Unless otherwise defined, all terms (including technical and scientific terms) used herein have the same meaning as commonly understood by one of ordinary skill in the art to which example embodiments belong. It will be further understood that terms, e.g., those defined in commonly used dictionaries, should be interpreted as having a meaning that is consistent with their meaning in the context of the relevant art. However, should the present disclosure give a specific meaning to a term deviating from a meaning commonly understood by one of ordinary skill, this meaning is to be taken into account in the specific context this definition is given herein.

Those skilled in the art will appreciate from the foregoing description that the broad techniques of the embodiments of the present invention may be implemented in a variety of forms.

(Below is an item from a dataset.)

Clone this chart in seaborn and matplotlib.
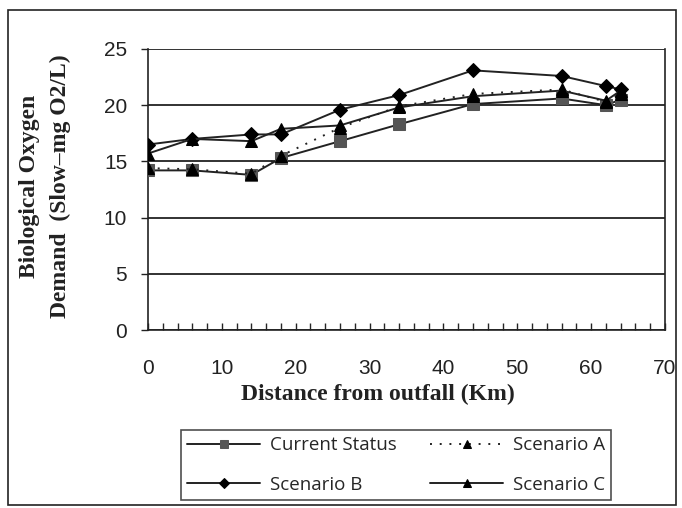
import matplotlib
matplotlib.use("Agg")
import matplotlib.pyplot as plt
import seaborn as sns
import pandas as pd
from matplotlib.patches import Rectangle
from matplotlib.ticker import MultipleLocator

distance = [0, 6, 14, 18, 26, 34, 44, 56, 62, 64]
current_status = [14.2, 14.2, 13.8, 15.3, 16.8, 18.3, 20.1, 20.6, 20.0, 20.5]
scenario_a = [14.4, 14.3, 13.9, 15.5, 18.0, 19.9, 21.0, 21.4, 20.3, 21.0]
scenario_b = [16.5, 17.0, 17.4, 17.4, 19.6, 20.9, 23.1, 22.6, 21.7, 21.4]
scenario_c = [15.7, 17.0, 16.8, 17.9, 18.2, 19.8, 20.8, 21.3, 20.4, 21.3]

sns.set_style("white")
plt.rcParams['font.family'] = ['Liberation Sans', 'DejaVu Sans']

fig = plt.figure(figsize=(6.82, 5.08), dpi=100)
ax = fig.add_axes([148/682, 1-330/508, (665-148)/682, (330-49)/508])

series = [
    ("Current Status", current_status, "s", "-", "#555555"),
    ("Scenario A", scenario_a, "^", (0, (1, 4)), "black"),
    ("Scenario B", scenario_b, "D", "-", "black"),
    ("Scenario C", scenario_c, "^", "-", "black"),
]
for name, vals, mk, ls, mc in series:
    df = pd.DataFrame({"x": distance, "y": vals})
    sns.lineplot(data=df, x="x", y="y", ax=ax, color="#222222", linestyle=ls,
                 linewidth=1.4, marker=mk, markersize=8 if mk != "D" else 7,
                 markerfacecolor=mc, markeredgecolor=mc, label=name, zorder=3)

ax.set_xlim(0, 70)
ax.set_ylim(0, 25)
ax.set_yticks([0, 5, 10, 15, 20, 25])
ax.set_xticks(range(0, 71, 10))
ax.xaxis.set_minor_locator(MultipleLocator(2))
ax.yaxis.grid(True, color="#222222", linewidth=1.3)
ax.set_axisbelow(True)
for s in ["left", "bottom", "right"]:
    ax.spines[s].set_visible(True)
    ax.spines[s].set_color("#222222")
    ax.spines[s].set_linewidth(1.2)
ax.spines["top"].set_visible(False)
ax.tick_params(axis="x", which="major", direction="in", length=5, width=1, pad=21,
               labelsize=15, colors="#222222", top=False, bottom=True)
ax.tick_params(axis="x", which="minor", direction="in", length=5, width=1, bottom=True)
ax.tick_params(axis="y", direction="out", length=5, width=1, pad=10, labelsize=15,
               colors="#222222", left=True)
ax.set_xlabel("")
ax.set_ylabel("")

fig.text(378/682, 1-394/508, "Distance from outfall (Km)", ha="center", va="center",
         fontsize=17, fontweight="bold", family="Liberation Serif", color="#222222")
fig.text(45/682, 1-186/508, "Biological Oxygen\nDemand  (Slow\u2013mg O2/L)", ha="center",
         va="center", rotation=90, fontsize=17, fontweight="bold",
         family="Liberation Serif", color="#222222", multialignment="center",
         linespacing=1.55)

h, l = ax.get_legend_handles_labels()
ax.get_legend().remove()
order = [0, 2, 1, 3]
leg = fig.legend([h[i] for i in order], [l[i] for i in order], ncol=2,
                 loc="center", bbox_to_anchor=(396/682, 1-465/508),
                 frameon=True, fancybox=False, edgecolor="#222222",
                 prop={"family": "Open Sans", "size": 13.5}, handlelength=3.9,
                 handletextpad=0.5, markerscale=0.75,
                 columnspacing=1.8, borderpad=0.35, labelspacing=1.15)
leg.get_frame().set_linewidth(1.2)

fig.patches.append(Rectangle((8/682, 1-505/508), (676-8)/682, (505-10)/508,
                             transform=fig.transFigure, fill=False,
                             edgecolor="#222222", linewidth=1.2))

fig.savefig("out.png", dpi=100)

Therefore, while the embodiments of this invention have been described in connection with particular examples thereof, the true scope of the embodiments of the invention should not be so limited since other modifications will become apparent to the skilled practitioner upon a study of the drawings, specification, and following claims.

Claims

1. An anti run-over (ARO) sprinkler device comprising: a unified structure including a sprinkler region and a run-over region;the sprinkler region having a unified sub-assembly including a primary housing, a first cavity, a piston, wherein the first cavity encloses the piston;the piston including a nozzle, a riser stem, and a primary spring, wherein the nozzle is attached to a proximate end of the riser stem, and the riser stem is enclosed in the primary spring;the run-over region having a unified sub-assembly including a secondary housing, a second cavity, a secondary spring, and a water inlet;the primary spring is configured to actuate vertical motion of the piston within the first cavity of the primary housing in a first mode of operation, the primary spring includes a plurality of coils, and the plurality of coils are in an expanded form when the device is operating in a default state, and the plurality of coils are compressed together when the device transitions to a first mode of operation from the default state;the secondary spring is enclosed within the secondary housing below the first cavity, the secondary spring is configured to actuate vertical motion of at least a part of the sprinkler region, as a unified sub-assembly, within the second cavity in a second mode of operation, the secondary spring includes a plurality of coils, and the plurality of coils are in an expanded form when the device is operating in a default state, and the plurality of coils are compressed together when the device transitions to a second mode of operation from the default state or the first mode of operation.

2. The device of claim 1 wherein the first mode of operation is triggered when pressure is received in the first cavity from the water inlet.

3. The device of claim 2 wherein the pressure from the water inlet causes the plurality of coils of the primary spring to compress.

4. The device of claim 3 wherein the plurality of coils of the primary spring are expanded when the pressure from the water inlet stops.

5. The device of claim 1 wherein the second mode of operation is triggered when pressure is received in the second cavity from the sprinkler region.

6. The device of claim 5 wherein the sprinkler region causes pressure on the secondary spring when downward pressure is received at a proximate end of the device.

7. The device of claim 5 wherein the pressure causes the plurality of coils of the second spring to compress.

8. The device of claim 7 wherein the plurality of coils of the secondary spring are expanded when the pressure ceases.

9. The device of claim 1 wherein the sprinkler region includes a pair of distal piston stoppers, and the distal piston stoppers prevent the sprinkler region from descending out of the run-over region.

10. The device of claim 1, wherein the sprinkler region and the run-over region share an overlapping region.

11. The device of claim 1, wherein the primary spring is a cylindrical retraction spring.

12. The device of claim 1, wherein the secondary spring is a cylindrical retractable spring.